By granting man the control over the affairs of woman and over family it does not mean that he may become a virtual dictator over them. Indeed, leadership itself becomes ennobling and enlivening only in the context of cooperation and mutual consultation. A truly satisfying family life becomes possible only when the man, who is entrusted with the leadership of the family, accepts the Qur'anic recommendation of 'treating the women with kindness' as well as the advice of the Prophet to the effect that 'he is the best amongst you who treat best the members of his household.'
It is again on this basis that the Qur'an stated that, 'men are a degree above the women' (2:228). This is a status that is achieved by way of accepting the financial burden of the family.

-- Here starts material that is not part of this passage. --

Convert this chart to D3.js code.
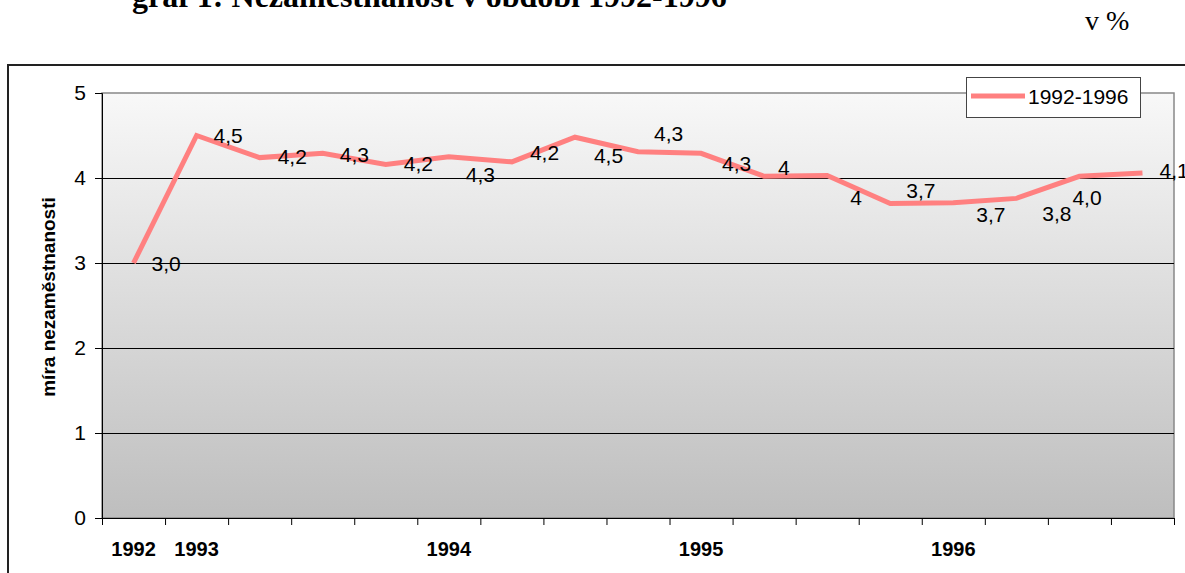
<!DOCTYPE html>
<html>
<head>
<meta charset="utf-8">
<script src="https://cdn.jsdelivr.net/npm/d3@7"></script>
<style>
    body { margin: 0; background: #fff; }
    svg text { font-family: 'Liberation Sans', Arial, sans-serif; fill: #000; }
</style>
</head>
<body>
<svg id="chart" width="1185" height="573"></svg>
<script>
'use strict';

// data (quarters 1992 Q4 .. 1996 Q4)
var categories = ['1992', '1993', '', '', '', '1994', '', '', '', '1995', '', '', '', '1996', '', '', ''];
var rates = [3.00, 4.50, 4.24, 4.29, 4.16, 4.25, 4.19, 4.48, 4.31, 4.29, 4.02, 4.03, 3.70, 3.71, 3.76, 4.02, 4.06];
var pointLabels = ['3,0', '4,5', '4,2', '4,3', '4,2', '4,3', '4,2', '4,5', '4,3', '4,3', '4', '4', '3,7', '3,7', '3,8', '4,0', '4,1'];
var yTicks = [0, 1, 2, 3, 4, 5];
var seriesName = '1992-1996';

// where each label sits relative to its point (dx, dy in px) - they are not tidy in the original
var labelOffsets = [
    [18, 1], [17, 0], [18, -1], [17, 1], [18, -1], [17, 18], [18, -9], [19, 18], [16, -18],
    [21, 10], [14, -9], [23, 22], [16, -13], [23, 12], [26, 15], [-7, 21], [17, -2]
];

var svg = d3.select('#chart');

var plot = { left: 102, right: 1174, top: 93, bottom: 518 };

var x = d3.scaleBand()
    .domain(d3.range(categories.length))
    .range([plot.left, plot.right])
    .padding(0);

var xEdge = d3.scaleLinear()
    .domain([0, categories.length])
    .range([plot.left, plot.right]);

var y = d3.scaleLinear()
    .domain([0, 5])
    .range([plot.bottom, plot.top]);

// title (cut off at the top in the original)
svg.append('text')
    .attr('x', 132)
    .attr('y', 7)
    .style('font-family', "'Liberation Serif', 'Times New Roman', serif")
    .style('font-weight', 'bold')
    .style('font-size', '32px')
    .text('graf 1: Nezaměstnanost v období 1992-1996');

svg.append('text')
    .attr('x', 1085)
    .attr('y', 30)
    .style('font-family', "'Liberation Serif', 'Times New Roman', serif")
    .style('font-size', '28px')
    .text('v %');

// outer chart frame
svg.append('rect')
    .attr('x', 8)
    .attr('y', 65)
    .attr('width', 1300)
    .attr('height', 700)
    .attr('fill', 'none')
    .attr('stroke', '#222')
    .attr('stroke-width', 2);

var defs = svg.append('defs');
var grad = defs.append('linearGradient')
    .attr('id', 'plotFill')
    .attr('x1', 0).attr('y1', 0)
    .attr('x2', 0).attr('y2', 1);
grad.append('stop').attr('offset', '0%').attr('stop-color', '#f8f8f8');
grad.append('stop').attr('offset', '100%').attr('stop-color', '#bebebe');

svg.append('rect')
    .attr('x', plot.left)
    .attr('y', plot.top)
    .attr('width', plot.right - plot.left)
    .attr('height', plot.bottom - plot.top)
    .attr('fill', 'url(#plotFill)')
    .attr('stroke', '#888')
    .attr('stroke-width', 1.5);

// gridlines
svg.append('g')
    .selectAll('line')
    .data(yTicks.filter(function (d) { return d > 0 && d < 5; }))
    .enter().append('line')
        .attr('x1', plot.left)
        .attr('x2', plot.right)
        .attr('y1', function (d) { return Math.round(y(d)) + 0.5; })
        .attr('y2', function (d) { return Math.round(y(d)) + 0.5; })
        .attr('stroke', '#000')
        .attr('stroke-width', 1);

// y axis
var yAxis = svg.append('g')
    .attr('transform', 'translate(' + plot.left + ',0)')
    .call(d3.axisLeft(y).tickValues(yTicks).tickSize(7).tickPadding(9).tickFormat(d3.format('d')));
yAxis.select('.domain').attr('stroke', '#000');
yAxis.selectAll('.tick line').attr('stroke', '#000');
yAxis.selectAll('text')
    .style('font-size', '21px')
    .style('font-family', "'Liberation Sans', Arial, sans-serif")
    .attr('fill', '#000');

// x axis: tick marks between categories
var xAxis = svg.append('g')
    .attr('transform', 'translate(0,' + plot.bottom + ')')
    .call(d3.axisBottom(xEdge).tickValues(d3.range(categories.length + 1)).tickSize(7).tickFormat(''));
xAxis.select('.domain').attr('stroke', '#000');
xAxis.selectAll('.tick line').attr('stroke', '#000');

svg.append('g')
    .selectAll('text')
    .data(categories)
    .enter().append('text')
        .attr('x', function (d, i) { return x(i) + x.bandwidth() / 2; })
        .attr('y', 556)
        .attr('text-anchor', 'middle')
        .style('font-size', '20px')
        .style('font-weight', 'bold')
        .text(function (d) { return d; });

// axis title
svg.append('text')
    .attr('transform', 'translate(55,297) rotate(-90)')
    .attr('text-anchor', 'middle')
    .style('font-size', '19px')
    .style('font-weight', 'bold')
    .text('míra nezaměstnanosti');

// the series
var line = d3.line()
    .x(function (d, i) { return x(i) + x.bandwidth() / 2; })
    .y(function (d) { return y(d); });

svg.append('path')
    .datum(rates)
    .attr('d', line)
    .attr('fill', 'none')
    .attr('stroke', '#ff8080')
    .attr('stroke-width', 5)
    .attr('stroke-linejoin', 'miter');

svg.append('g')
    .selectAll('text')
    .data(rates)
    .enter().append('text')
        .attr('x', function (d, i) { return x(i) + x.bandwidth() / 2 + labelOffsets[i][0]; })
        .attr('y', function (d, i) { return y(d) + labelOffsets[i][1]; })
        .attr('dy', '0.35em')
        .style('font-size', '21px')
        .text(function (d, i) { return pointLabels[i]; });

// legend
var legend = svg.append('g');
legend.append('rect')
    .attr('x', 966.5)
    .attr('y', 77.5)
    .attr('width', 174)
    .attr('height', 40)
    .attr('fill', '#fff')
    .attr('stroke', '#444')
    .attr('stroke-width', 1);
legend.append('line')
    .attr('x1', 971)
    .attr('x2', 1025)
    .attr('y1', 96)
    .attr('y2', 96)
    .attr('stroke', '#ff8080')
    .attr('stroke-width', 5);
legend.append('text')
    .attr('x', 1028)
    .attr('y', 104)
    .style('font-size', '21px')
    .text(seriesName);
</script>
</body>
</html>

Indeed, that status is the veritable guardianship of the family itself.
It may be supposed that a woman with a high salary is entrusted with the leadership of the family. Here, it is possible that the protection of the family will not be felt to be a difficult task in the early period of the marriage. However, with the onset of pregnancy and motherhood it becomes impossible for her to carry on the burden of leadership. In short, therefore, the Qur'an, by entrusting the leadership of the family upon the man, has actually sheltered the woman from the same. No one who is versed in the nature of womanhood will take a stand against the Qur'an in this issue.